La loi Debré du 31 décembre 1959 oblige les collectivités à financer l’enseignement privé, via des subventions de fonctionnement aux écoles, au motif que les établissements privés concourent au service public d’éducation. Actuellement, les 8 200 établissements privés confessionnels sous contrat accueillent 17 % des effectifs scolarisés, soit deux millions d’élèves.

Chaque année, ce sont neuf milliards d’euros d’argent public qui sont versés aux établissements privés confessionnels sous contrat ; l’Etat verse plus de sept milliards d’euros pour les salaires des enseignants et les communes dépensent chaque année 500 millions d’euros. La subvention en question pour les écoles Saint-Louis et Sainte-Jeanne d’Arc en fait partie.

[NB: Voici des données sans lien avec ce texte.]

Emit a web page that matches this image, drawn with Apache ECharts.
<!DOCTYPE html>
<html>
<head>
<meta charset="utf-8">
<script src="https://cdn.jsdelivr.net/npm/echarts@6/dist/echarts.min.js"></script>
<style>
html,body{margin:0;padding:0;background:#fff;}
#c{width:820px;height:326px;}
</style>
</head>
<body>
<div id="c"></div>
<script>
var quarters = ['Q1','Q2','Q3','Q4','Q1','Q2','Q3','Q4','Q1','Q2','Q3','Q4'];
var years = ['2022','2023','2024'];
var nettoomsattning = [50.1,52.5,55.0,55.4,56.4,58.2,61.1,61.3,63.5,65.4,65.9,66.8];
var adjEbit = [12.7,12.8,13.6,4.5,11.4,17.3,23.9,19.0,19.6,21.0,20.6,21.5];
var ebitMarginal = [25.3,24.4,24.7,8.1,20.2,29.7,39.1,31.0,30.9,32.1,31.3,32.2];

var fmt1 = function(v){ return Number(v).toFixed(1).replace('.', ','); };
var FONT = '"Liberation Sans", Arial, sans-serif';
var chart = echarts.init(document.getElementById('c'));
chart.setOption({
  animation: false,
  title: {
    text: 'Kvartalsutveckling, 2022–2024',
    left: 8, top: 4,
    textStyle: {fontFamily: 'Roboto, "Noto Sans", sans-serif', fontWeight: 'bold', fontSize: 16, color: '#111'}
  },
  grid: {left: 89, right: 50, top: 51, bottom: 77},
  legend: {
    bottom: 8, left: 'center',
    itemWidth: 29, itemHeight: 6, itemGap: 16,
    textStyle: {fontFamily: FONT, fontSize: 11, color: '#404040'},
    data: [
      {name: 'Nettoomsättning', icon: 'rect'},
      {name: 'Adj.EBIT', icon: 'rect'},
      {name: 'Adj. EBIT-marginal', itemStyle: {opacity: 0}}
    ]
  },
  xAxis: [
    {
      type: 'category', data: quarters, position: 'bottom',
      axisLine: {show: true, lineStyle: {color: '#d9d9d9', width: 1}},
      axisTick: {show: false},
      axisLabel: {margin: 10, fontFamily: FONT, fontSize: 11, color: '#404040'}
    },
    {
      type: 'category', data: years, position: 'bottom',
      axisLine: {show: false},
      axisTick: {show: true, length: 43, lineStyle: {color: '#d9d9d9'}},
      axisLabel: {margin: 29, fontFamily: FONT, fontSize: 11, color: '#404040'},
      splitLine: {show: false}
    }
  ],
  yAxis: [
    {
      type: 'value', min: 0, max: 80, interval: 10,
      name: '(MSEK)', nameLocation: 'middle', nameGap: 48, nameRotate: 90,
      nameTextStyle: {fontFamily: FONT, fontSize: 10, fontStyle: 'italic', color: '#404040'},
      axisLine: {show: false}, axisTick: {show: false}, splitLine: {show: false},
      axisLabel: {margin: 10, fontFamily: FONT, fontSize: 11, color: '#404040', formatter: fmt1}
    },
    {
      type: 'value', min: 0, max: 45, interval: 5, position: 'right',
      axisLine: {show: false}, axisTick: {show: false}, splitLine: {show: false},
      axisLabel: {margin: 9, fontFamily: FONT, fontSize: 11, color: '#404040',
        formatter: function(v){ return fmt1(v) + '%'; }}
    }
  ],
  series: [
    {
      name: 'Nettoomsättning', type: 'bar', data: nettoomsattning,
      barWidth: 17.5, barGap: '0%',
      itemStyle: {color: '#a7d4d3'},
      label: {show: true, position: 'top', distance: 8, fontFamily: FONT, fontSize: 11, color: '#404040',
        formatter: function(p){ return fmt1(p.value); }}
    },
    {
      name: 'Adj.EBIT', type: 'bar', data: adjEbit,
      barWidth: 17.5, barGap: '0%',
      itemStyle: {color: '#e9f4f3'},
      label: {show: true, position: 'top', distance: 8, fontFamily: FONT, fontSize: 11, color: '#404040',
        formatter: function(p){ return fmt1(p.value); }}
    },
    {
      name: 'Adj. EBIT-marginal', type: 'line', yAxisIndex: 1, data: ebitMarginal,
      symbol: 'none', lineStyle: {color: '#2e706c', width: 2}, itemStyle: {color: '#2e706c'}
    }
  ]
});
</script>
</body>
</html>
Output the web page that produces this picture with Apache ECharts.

La loi impose certes à notre commune de financer le fonctionnement des écoles privées et nous ne faisons que respecter la loi, mais je considère, avec la Libre Pensée et d’autres associations attachées à la laïcité que la loi Debré de 1959 et les suivantes instituent une entorse à la loi de Séparation des Eglises et de l’Etat de 1905. Attaché à la laïcité, je suis favorable à l’abrogation de la loi Debré en vertu du principe « pas d’argent public pour l’école privée ».

Je ne voudrais pas que l’on puisse caricaturer mes propos. Je respecte les convictions religieuses des parents qui préfèrent scolariser leurs enfants dans l’enseignement privé et je respecte l’engagement et le dévouement des croyants qui sont nombreux à œuvrer dans des associations caritatives et de solidarité, mais je tiens à la stricte séparation des Eglises et de l’Etat, dans l’esprit de la loi de 1905, qui est d’abord et avant tout une loi de liberté.

Je m’abstiendrai donc sur cette délibération.